Sky colour depends entirely on what the atmosphere is made of and what particles it contains. On Mars, the thin atmosphere carries fine dust particles that scatter red and orange wavelengths, giving the Martian sky a pinkish-red hue — roughly the opposite of Earth. On Venus, thick sulphuric acid clouds produce a pale yellow sky. On Neptune, methane in the upper atmosphere absorbs red light, giving the planet its vivid blue appearance from space — though the sky as seen from the surface, if you could stand on it, would be quite different.

The Science in Practice: Try It at Home

You can demonstrate Rayleigh scattering with a glass of water and a few drops of milk:

       Fill a clear glass or tank with water.
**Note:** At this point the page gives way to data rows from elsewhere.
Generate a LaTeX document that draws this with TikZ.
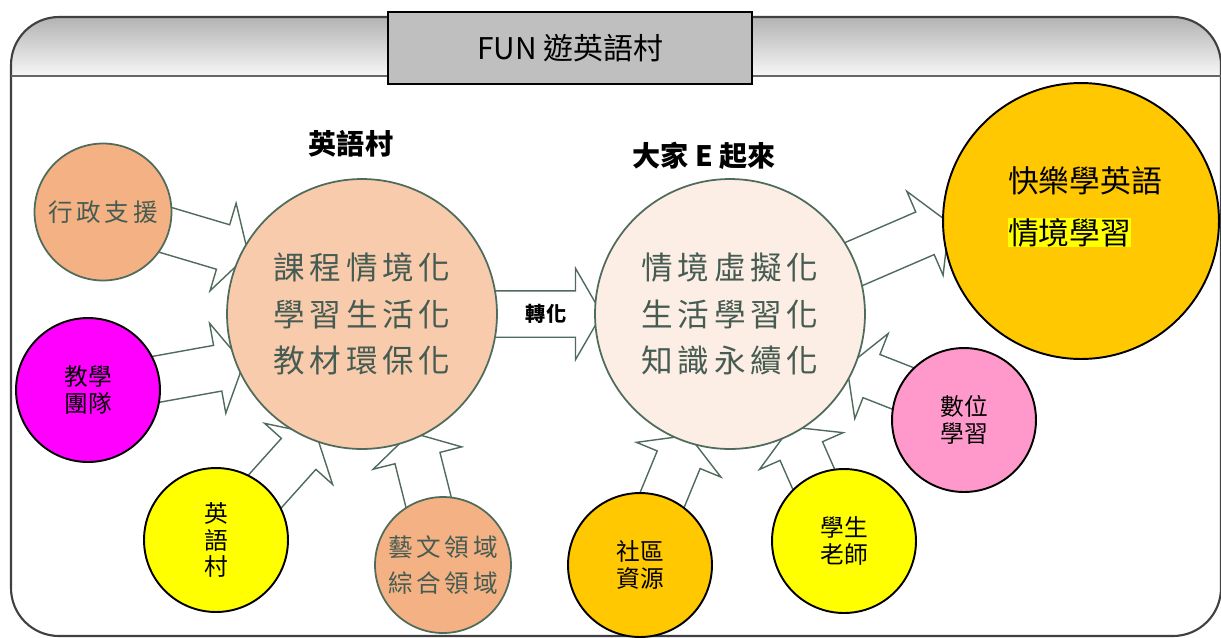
\documentclass[tikz,border=0pt]{standalone}
\usepackage{fontspec}
\setmainfont{Noto Sans CJK TC}
\newfontfamily\spacedcjk[LetterSpace=15]{Noto Sans CJK TC}
\usetikzlibrary{positioning,shapes.arrows,backgrounds,calc}

\definecolor{peach}{HTML}{F8CBAD}
\definecolor{paleorange}{HTML}{FCEEE4}
\definecolor{salmon}{HTML}{F4B183}
\definecolor{amber}{HTML}{FFC800}
\definecolor{rosepink}{HTML}{FF99CC}
\definecolor{purepink}{HTML}{FF00FF}
\definecolor{pureyellow}{HTML}{FFFF00}
\definecolor{edgegreen}{HTML}{4F6B5C}
\definecolor{textgreen}{HTML}{465C52}

% block arrow from one node border to another
\newcommand{\fatarrow}[2]{%
  \path let \p1=(#1), \p2=(#2),
    \n1={atan2(\y2-\y1,\x2-\x1)},
    \n2={veclen(\x2-\x1,\y2-\y1)+8}
  in node[fatarrow, anchor=tail, rotate=\n1, minimum height=\n2]
    at ($(\p1)!-4pt!(\p2)$) {};%
}

\begin{document}
\begin{tikzpicture}[
        x=0.02cm, y=-0.02cm,
        bigcircle/.style={circle, draw=edgegreen, line width=1pt, minimum size=5.4cm, inner sep=0pt, text=textgreen, align=center, font=\spacedcjk\fontsize{18}{26.6}\selectfont},
        smallcircle/.style={circle, draw, line width=1.1pt, minimum size=2.88cm, inner sep=0pt, align=center, font=\fontsize{13.5}{15}\selectfont},
        softcircle/.style={smallcircle, draw=edgegreen, line width=1pt, fill=salmon, text=textgreen, font=\spacedcjk\fontsize{14}{20}\selectfont},
        fatarrow/.style={single arrow, draw=edgegreen, fill=white, line width=0.8pt, inner xsep=0pt, inner ysep=0.45cm, single arrow head extend=0.45cm, single arrow tip angle=120},
        heading/.style={font=\bfseries\fontsize{16}{18}\selectfont},
        titlebox/.style={rectangle, draw, line width=1pt, fill=black!25, minimum width=7.28cm, minimum height=1.44cm, font=\fontsize{17}{20}\selectfont}
    ]
    \useasboundingbox (0,0) rectangle (1221,637);

    % Frame with grey band
    \fill[top color=black!30, bottom color=black!3] (11,76) [rounded corners=0.96cm] -- (11,17) -- (1221,17) [sharp corners] -- (1221,76) -- cycle;
    \draw[black!75, line width=1.2pt, rounded corners=0.96cm] (11,17) rectangle (1221,636);
    \draw[black!60, line width=1.2pt] (11,76) -- (1221,76);

    % Title
    \node[titlebox] (title) at (570,48) {FUN 遊英語村};

    % Two main circles
    \node[bigcircle, fill=peach] (village) at (362,314) {課程情境化\\學習生活化\\教材環保化};
    \node[bigcircle, fill=paleorange] (together) at (730,314) {情境虛擬化\\生活學習化\\知識永續化};
    \node[heading, above=0.29cm of village, xshift=-0.22cm] (villagehead) {英語村};
    \node[heading, above=0.05cm of together, xshift=-0.52cm] (togetherhead) {大家~E~起來};

    % Goal circle
    \node[circle, draw, line width=1.1pt, fill=amber, minimum size=5.52cm,
        label={[align=left, xshift=0.08cm, yshift=0.28cm, font=\fontsize{17.5}{29.5}\selectfont]center:{快樂學英語\\{\fboxsep=0pt\colorbox{pureyellow}{情境學習}}}}] (happy) at (1081,221) {};

    % Support circles
    \node[softcircle, minimum size=2.74cm] (admin) at (103,212) {行政支援};
    \node[smallcircle, fill=purepink] (team) at (88,390) {教學\\團隊};
    \node[smallcircle, fill=pureyellow] (english) at (216,540) {英\\語\\村};
    \node[softcircle, minimum size=2.72cm] (arts) at (443,565) {藝文領域\\綜合領域};
    \node[smallcircle, fill=amber] (community) at (640,565) {社區\\資源};
    \node[smallcircle, fill=pureyellow] (people) at (844,541) {學生\\老師};
    \node[smallcircle, fill=rosepink] (digital) at (964,420) {數位\\學習};

    % Block arrows behind the circles
    \begin{scope}[on background layer]
        \fatarrow{admin.-16}{village.153}
        \fatarrow{team.9}{village.202}
        \fatarrow{english.45}{village.248}
        \fatarrow{arts.103}{village.-68}
        \fatarrow{village.east}{together.west}
        \fatarrow{together.22}{happy.182}
        \fatarrow{community.71}{together.251}
        \fatarrow{people.116}{together.-62}
        \fatarrow{digital.153}{together.-24}
    \end{scope}
    \node[font=\bfseries\fontsize{11.5}{12}\selectfont] (turn) at ($(village.east)!0.5!(together.west)$) {轉化};
\end{tikzpicture}
\end{document}
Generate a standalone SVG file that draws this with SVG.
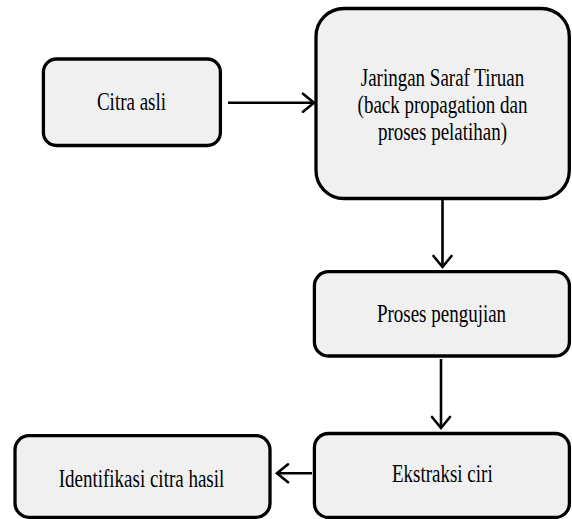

       Add just two or three drops of full-fat milk and stir gently.

       Shine a torch through the side of the glass in a darkened room.

       Look at the glass from the side — it should appear slightly blue. Look through the glass at the torch — it should appear orange-red.

The tiny fat globules in the milk scatter short wavelengths (blue) sideways, just as gas molecules scatter sunlight. The longer wavelengths (red, orange) pass straight through. It is, in miniature, exactly what the atmosphere is doing every day.

📥  Free Download: Light-Spectrum Worksheet

Want to explore the science of light further? Download our free Light-Spectrum Worksheet — a printable activity for ages 8–14 that guides children through the electromagnetic spectrum, visible light, and the physics of colour.

Download your LIGHT SPECTRUM WORKSHEET

Key Takeaways

       White sunlight contains all the colours of the spectrum mixed together.

       Gas molecules in our atmosphere scatter short wavelengths (blue) far more than long ones (red) — this is Rayleigh scattering.

       Scattered blue light reaches your eyes from all directions, making the whole sky appear blue.

       At sunset, light travels through more atmosphere, so blue is scattered away entirely, leaving reds and oranges.

       In space there is no atmosphere and therefore no scattered light — no blue sky.